Short problem:
Omitting the pictures, copy exactly each line from the one containing "Convert this chart to Plotly code." up to and including the one containing "-25.5, -23, -21.3, -20.3, -19.6, -18.8]".

Exercise input:
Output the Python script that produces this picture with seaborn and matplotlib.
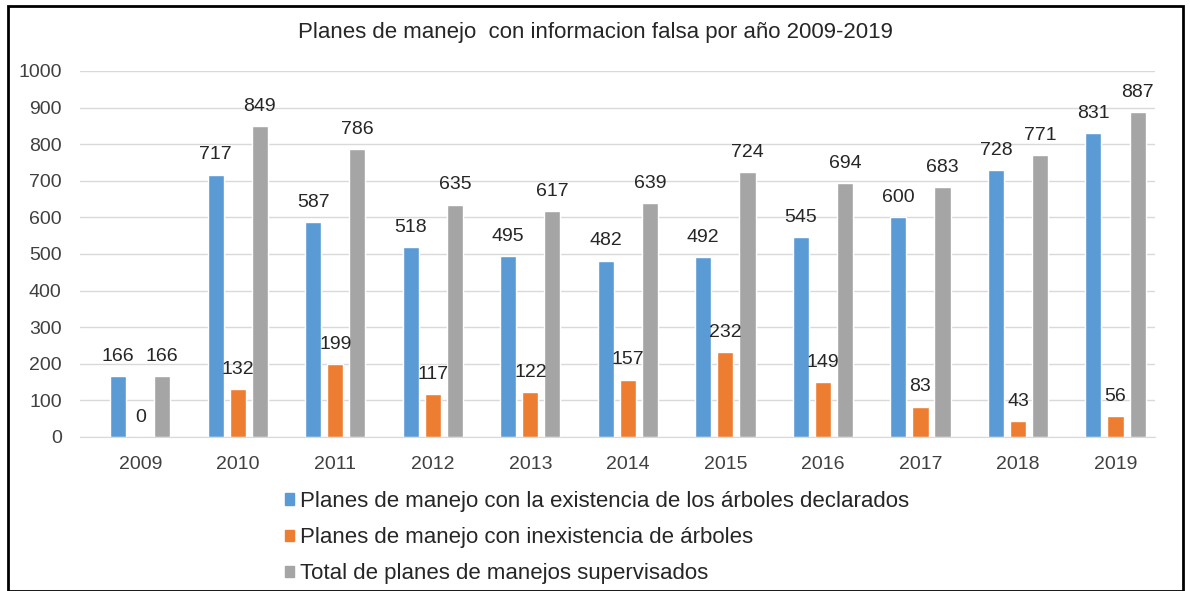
import pandas as pd
import numpy as np
import seaborn as sns
import matplotlib.pyplot as plt
from matplotlib.patches import Rectangle

# datos
anios = ['2009', '2010', '2011', '2012', '2013', '2014', '2015', '2016', '2017', '2018', '2019']
existencia = [166, 717, 587, 518, 495, 482, 492, 545, 600, 728, 831]
inexistencia = [0, 132, 199, 117, 122, 157, 232, 149, 83, 43, 56]
total = [166, 849, 786, 635, 617, 639, 724, 694, 683, 771, 887]

series = ['Planes de manejo con la existencia de los árboles declarados',
          'Planes de manejo con inexistencia de árboles',
          'Total de planes de manejos supervisados']
colores = ['#5B9BD5', '#ED7D31', '#A5A5A5']

df = pd.DataFrame({
    'anio': anios * 3,
    'valor': existencia + inexistencia + total,
    'serie': [series[0]] * 11 + [series[1]] * 11 + [series[2]] * 11,
})

sns.set_style('white')
plt.rcParams['font.family'] = ['Liberation Sans', 'DejaVu Sans']

fig = plt.figure(figsize=(11.9, 5.91), dpi=100)
ax = fig.add_axes([0.067, 0.2606, 0.904, 0.6194])

sns.barplot(data=df, x='anio', y='valor', hue='serie', palette=colores,
            saturation=1, width=0.68, gap=0.27, ax=ax, legend=False)

for cont in ax.containers:
    ax.bar_label(cont, padding=8, fontsize=14, color='#262626')

ax.set_ylim(0, 1000)
ax.set_xlim(-0.62, 10.41)
ax.set_yticks(range(0, 1001, 100))
ax.yaxis.grid(True, color='#D9D9D9', linewidth=1)
ax.set_axisbelow(True)
for s in ['top', 'right', 'left']:
    ax.spines[s].set_visible(False)
ax.spines['bottom'].set_color('#D9D9D9')
ax.tick_params(axis='both', length=0, labelsize=14, colors='#404040')
ax.tick_params(axis='y', pad=13)
ax.tick_params(axis='x', pad=14)
ax.set_xlabel('')
ax.set_ylabel('')

fig.text(0.5, 0.945, 'Planes de manejo  con informacion falsa por año 2009-2019',
         ha='center', va='center', fontsize=16, color='#262626')

handles = [Rectangle((0, 0), 1, 1, color=c) for c in colores]
fig.legend(handles, series, loc='upper left', bbox_to_anchor=(0.232, 0.184),
           frameon=False, fontsize=16, handlelength=0.42, handleheight=0.42,
           handletextpad=0.25, labelspacing=0.68, borderaxespad=0, labelcolor='#262626')

# marco negro alrededor de la figura
fig.patches.append(Rectangle((0.007, 0.0), 0.987, 0.99, transform=fig.transFigure,
                             fill=False, edgecolor='black', linewidth=2))

plt.savefig('out.png', dpi=100)
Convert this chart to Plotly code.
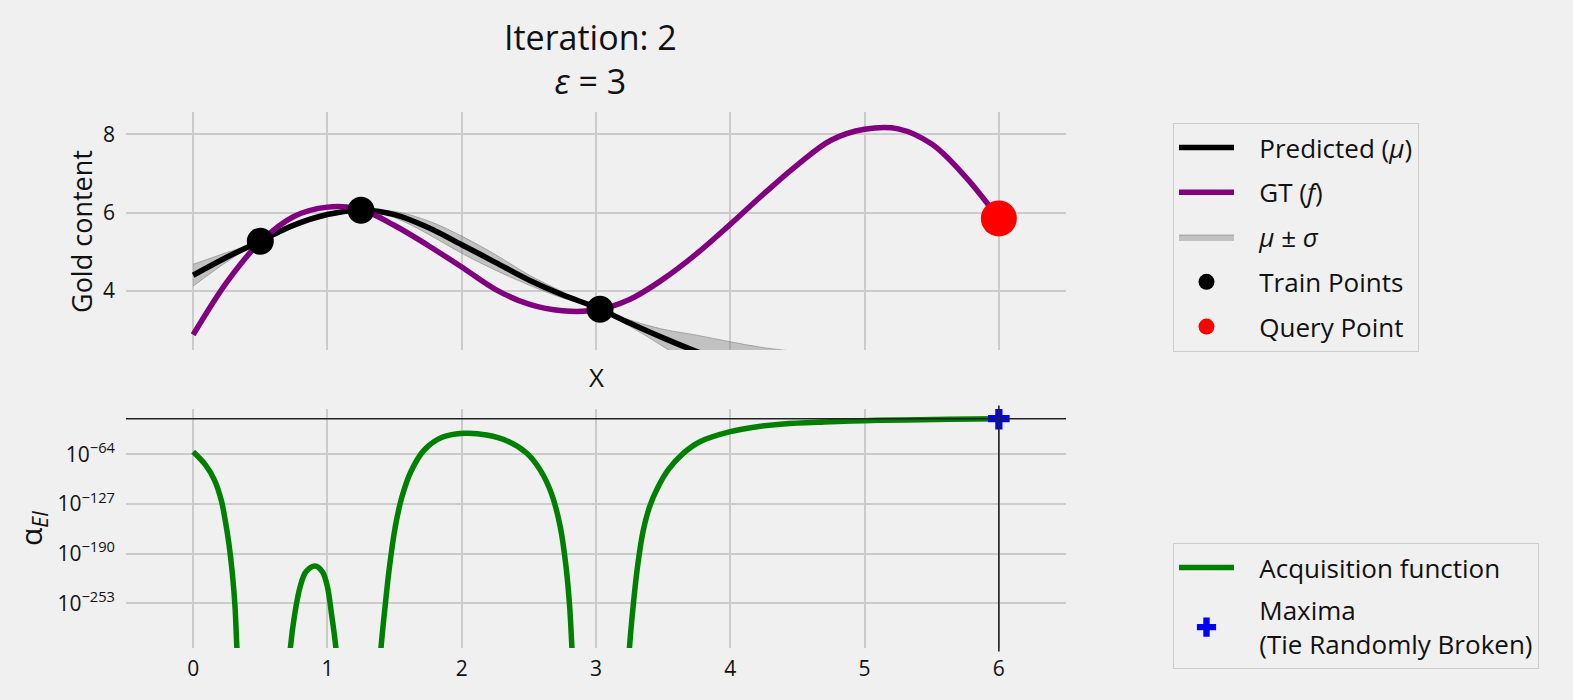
import plotly.graph_objects as go

# ---------------- data ----------------
gp_x = [0, 0.25, 0.5, 0.75, 1.0, 1.25, 1.5, 1.75, 2.0, 2.25, 2.5, 2.75, 3.0,
        3.25, 3.5, 3.75, 4.0, 4.25, 4.5, 4.75, 5.0, 5.25, 5.5, 5.75, 6.0]
gt_y = [2.88, 4.22, 5.25, 5.90, 6.14, 6.08, 5.67, 5.16, 4.61, 4.04, 3.66, 3.49, 3.51,
        3.78, 4.30, 4.95, 5.70, 6.48, 7.22, 7.85, 8.13, 8.14, 7.75, 6.92, 5.85]

mean_x = [0, 0.25, 0.5, 0.75, 1.0, 1.25, 1.5, 1.75, 2.0, 2.25, 2.5, 2.75, 3.0,
          3.25, 3.5, 3.75, 4.0, 4.25, 4.5]
mean_y = [4.40, 4.86, 5.27, 5.68, 5.95, 6.06, 5.95, 5.62, 5.18, 4.73, 4.28, 3.90, 3.58,
          3.18, 2.80, 2.45, 2.15, 1.90, 1.70]
sigma_y = [0.28, 0.12, 0.0, 0.06, 0.05, 0.0, 0.08, 0.17, 0.22, 0.20, 0.13, 0.08, 0.01,
           0.08, 0.22, 0.42, 0.55, 0.65, 0.75]

train_x = [0.5, 1.25, 3.03]
train_y = [5.27, 6.06, 3.53]
query_x = [6.0]
query_y = [5.85]

# acquisition function, as log10 exponents (segments separated where it underflows)
acq_x1 = [0, 0.093, 0.159, 0.209, 0.243, 0.266, 0.292, 0.312, 0.326, 0.335]
acq_v1 = [-60.7, -77.6, -96.6, -122, -151.6, -177, -215, -257.5, -309.6, -330]
acq_x2 = [0.716, 0.724, 0.757, 0.797, 0.84, 0.907, 0.963, 1.0, 1.03, 1.063, 1.07]
acq_v2 = [-330, -309.6, -266, -232, -213, -205.5, -213, -232, -266, -309.6, -330]
acq_x3 = [1.392, 1.399, 1.429, 1.462, 1.505, 1.555, 1.621, 1.721, 1.854, 2.02, 2.186,
          2.352, 2.485, 2.585, 2.668, 2.734, 2.777, 2.804, 2.821, 2.828]
acq_v3 = [-330, -309.6, -257.5, -206.7, -156, -117.8, -86, -58.5, -42.4, -37.3, -39.5,
          -48, -62.7, -84, -113.5, -156, -206.7, -257.5, -309.6, -330]
acq_x4 = [3.242, 3.249, 3.276, 3.309, 3.35, 3.40, 3.46, 3.54, 3.65, 3.774, 4.0, 4.2,
          4.395, 4.7, 5.0, 5.3, 5.635, 6.0]
acq_v4 = [-330, -309.6, -257.5, -206.7, -162, -130, -106, -83, -62.7, -48, -35.3, -29,
          -25.5, -23, -21.3, -20.3, -19.6, -18.8]

max_x = [6.0]
max_v = [-18.8]

x_ticks = [0, 1, 2, 3, 4, 5, 6]
y1_ticks = [4, 6, 8]
y2_ticks = [-64, -127, -190, -253]
y2_ticktext = ["10<sup>\u221264</sup>", "10<sup>\u2212127</sup>",
               "10<sup>\u2212190</sup>", "10<sup>\u2212253</sup>"]

# ---------------- styling ----------------
BG = "#f0f0f0"
GRID = "#cbcbcb"
FONT = "Open Sans"
TXT = "#111111"
PAD = "&nbsp;&nbsp;&nbsp;"

lower = [m - s for m, s in zip(mean_y, sigma_y)]
upper = [m + s for m, s in zip(mean_y, sigma_y)]

acq_x = acq_x1 + [None] + acq_x2 + [None] + acq_x3 + [None] + acq_x4
acq_v = acq_v1 + [None] + acq_v2 + [None] + acq_v3 + [None] + acq_v4

fig = go.Figure()

fig.add_trace(go.Scatter(x=mean_x, y=lower, mode="lines",
                         line=dict(width=0.8, color="rgba(110,110,110,0.6)", shape="spline", smoothing=1),
                         showlegend=False, hoverinfo="skip", xaxis="x", yaxis="y"))
fig.add_trace(go.Scatter(x=mean_x, y=upper, mode="lines", fill="tonexty", fillcolor="rgba(128,128,128,0.42)",
                         line=dict(width=0.8, color="rgba(110,110,110,0.6)", shape="spline", smoothing=1),
                         name=PAD + "<i>\u03bc</i> \u00b1 <i>\u03c3</i>", legendrank=3, legendgroup="c",
                         legend="legend", xaxis="x", yaxis="y"))
fig.add_trace(go.Scatter(x=mean_x, y=mean_y, mode="lines",
                         line=dict(width=5.5, color="black", shape="spline", smoothing=1),
                         name=PAD + "Predicted (<i>\u03bc</i>)", legendrank=1, legendgroup="a",
                         legend="legend", xaxis="x", yaxis="y"))
fig.add_trace(go.Scatter(x=gp_x, y=gt_y, mode="lines",
                         line=dict(width=5.5, color="#800080", shape="spline", smoothing=1),
                         name=PAD + "GT (<i>f</i>)", legendrank=2, legendgroup="b",
                         legend="legend", xaxis="x", yaxis="y"))
fig.add_trace(go.Scatter(x=train_x, y=train_y, mode="markers", marker=dict(size=27, color="black"),
                         name=PAD + "Train Points", legendrank=4, legendgroup="d",
                         legend="legend", xaxis="x", yaxis="y"))
fig.add_trace(go.Scatter(x=query_x, y=query_y, mode="markers", marker=dict(size=36, color="red"),
                         name=PAD + "Query Point", legendrank=5, legendgroup="e",
                         legend="legend", xaxis="x", yaxis="y"))

fig.add_trace(go.Scatter(x=acq_x, y=acq_v, mode="lines",
                         line=dict(width=5.5, color="#008000", shape="spline", smoothing=1),
                         name=PAD + "Acquisition function", legendgroup="f", connectgaps=False,
                         legend="legend2", xaxis="x2", yaxis="y2"))
fig.add_trace(go.Scatter(x=max_x, y=max_v, mode="markers", marker=dict(size=18, color="#0000ff", symbol="cross"),
                         name=PAD + "Maxima<br>" + PAD + "(Tie Randomly Broken)", legendgroup="g",
                         legend="legend2", xaxis="x2", yaxis="y2"))

xdom = [126 / 1573, 1066 / 1573]
ax_common = dict(showgrid=True, gridcolor=GRID, gridwidth=2, zeroline=False, showline=False,
                 ticks="", tickfont=dict(family=FONT, size=21, color=TXT))

fig.update_layout(
    width=1573, height=700,
    paper_bgcolor=BG, plot_bgcolor=BG,
    margin=dict(l=0, r=0, t=0, b=0),
    font=dict(family=FONT, color=TXT),
    xaxis=dict(domain=xdom, range=[-0.5, 6.5], tickvals=x_ticks, showticklabels=False,
               anchor="y", **ax_common),
    yaxis=dict(domain=[1 - 350 / 700, 1 - 112 / 700], range=[2.49, 8.57], tickvals=y1_ticks,
               anchor="x", ticklabelstandoff=10, **ax_common),
    xaxis2=dict(domain=xdom, range=[-0.5, 6.5], tickvals=x_ticks, anchor="y2",
                ticklabelstandoff=6, **ax_common),
    yaxis2=dict(domain=[1 - 648 / 700, 1 - 409 / 700], range=[-309.6, -6.5], tickvals=y2_ticks,
                ticktext=y2_ticktext, anchor="x2", ticklabelstandoff=10, **ax_common),
    legend=dict(x=1173 / 1573, y=1 - 123 / 700, xanchor="left", yanchor="top",
                bgcolor=BG, bordercolor="#cccccc", borderwidth=1,
                font=dict(family=FONT, size=26, color=TXT), tracegroupgap=8,
                itemsizing="trace", traceorder="grouped", itemwidth=55),
    legend2=dict(x=1173 / 1573, y=1 - 543 / 700, xanchor="left", yanchor="top",
                 bgcolor=BG, bordercolor="#cccccc", borderwidth=1,
                 font=dict(family=FONT, size=26, color=TXT), tracegroupgap=6,
                 itemsizing="trace", traceorder="grouped", itemwidth=55),
    showlegend=True,
)

# axhline at maximum of acquisition, axvline at the chosen point
fig.add_shape(type="line", xref="x2 domain", yref="y2", x0=0, x1=1, y0=max(acq_v4), y1=max(acq_v4),
              line=dict(color="#222222", width=1.6), layer="above")
fig.add_shape(type="line", xref="x2", yref="y2 domain", x0=max_x[0], x1=max_x[0], y0=-0.015, y1=1.015,
              line=dict(color="#222222", width=1.6), layer="above")

# titles
fig.add_annotation(text="Iteration: 2<br><i>\u03b5</i> = 3", x=590 / 1573, y=1 - 59 / 700,
                   xref="paper", yref="paper", showarrow=False, xanchor="center", yanchor="middle",
                   align="center", font=dict(family=FONT, size=34, color=TXT))
fig.add_annotation(text="X", x=596 / 1573, y=1 - 377 / 700, xref="paper", yref="paper",
                   showarrow=False, xanchor="center", yanchor="middle",
                   font=dict(family=FONT, size=26, color=TXT))
fig.add_annotation(text="Gold content", x=82 / 1573, y=1 - 232 / 700, xref="paper", yref="paper",
                   showarrow=False, xanchor="center", yanchor="middle", textangle=-90,
                   font=dict(family=FONT, size=27, color=TXT))
fig.add_annotation(text="\u03b1<sub><i>EI</i></sub>", x=32 / 1573, y=1 - 529 / 700, xref="paper", yref="paper",
                   showarrow=False, xanchor="center", yanchor="middle", textangle=-90,
                   font=dict(family=FONT, size=30, color=TXT))

fig.write_html("out.html", config={"displayModeBar": False},
               post_script="document.body.style.margin='0';document.body.style.background='#f0f0f0';")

Finished task:
Convert this chart to Plotly code.
import plotly.graph_objects as go

# ---------------- data ----------------
gp_x = [0, 0.25, 0.5, 0.75, 1.0, 1.25, 1.5, 1.75, 2.0, 2.25, 2.5, 2.75, 3.0,
        3.25, 3.5, 3.75, 4.0, 4.25, 4.5, 4.75, 5.0, 5.25, 5.5, 5.75, 6.0]
gt_y = [2.88, 4.22, 5.25, 5.90, 6.14, 6.08, 5.67, 5.16, 4.61, 4.04, 3.66, 3.49, 3.51,
        3.78, 4.30, 4.95, 5.70, 6.48, 7.22, 7.85, 8.13, 8.14, 7.75, 6.92, 5.85]

mean_x = [0, 0.25, 0.5, 0.75, 1.0, 1.25, 1.5, 1.75, 2.0, 2.25, 2.5, 2.75, 3.0,
          3.25, 3.5, 3.75, 4.0, 4.25, 4.5]
mean_y = [4.40, 4.86, 5.27, 5.68, 5.95, 6.06, 5.95, 5.62, 5.18, 4.73, 4.28, 3.90, 3.58,
          3.18, 2.80, 2.45, 2.15, 1.90, 1.70]
sigma_y = [0.28, 0.12, 0.0, 0.06, 0.05, 0.0, 0.08, 0.17, 0.22, 0.20, 0.13, 0.08, 0.01,
           0.08, 0.22, 0.42, 0.55, 0.65, 0.75]

train_x = [0.5, 1.25, 3.03]
train_y = [5.27, 6.06, 3.53]
query_x = [6.0]
query_y = [5.85]

# acquisition function, as log10 exponents (segments separated where it underflows)
acq_x1 = [0, 0.093, 0.159, 0.209, 0.243, 0.266, 0.292, 0.312, 0.326, 0.335]
acq_v1 = [-60.7, -77.6, -96.6, -122, -151.6, -177, -215, -257.5, -309.6, -330]
acq_x2 = [0.716, 0.724, 0.757, 0.797, 0.84, 0.907, 0.963, 1.0, 1.03, 1.063, 1.07]
acq_v2 = [-330, -309.6, -266, -232, -213, -205.5, -213, -232, -266, -309.6, -330]
acq_x3 = [1.392, 1.399, 1.429, 1.462, 1.505, 1.555, 1.621, 1.721, 1.854, 2.02, 2.186,
          2.352, 2.485, 2.585, 2.668, 2.734, 2.777, 2.804, 2.821, 2.828]
acq_v3 = [-330, -309.6, -257.5, -206.7, -156, -117.8, -86, -58.5, -42.4, -37.3, -39.5,
          -48, -62.7, -84, -113.5, -156, -206.7, -257.5, -309.6, -330]
acq_x4 = [3.242, 3.249, 3.276, 3.309, 3.35, 3.40, 3.46, 3.54, 3.65, 3.774, 4.0, 4.2,
          4.395, 4.7, 5.0, 5.3, 5.635, 6.0]
acq_v4 = [-330, -309.6, -257.5, -206.7, -162, -130, -106, -83, -62.7, -48, -35.3, -29,
          -25.5, -23, -21.3, -20.3, -19.6, -18.8]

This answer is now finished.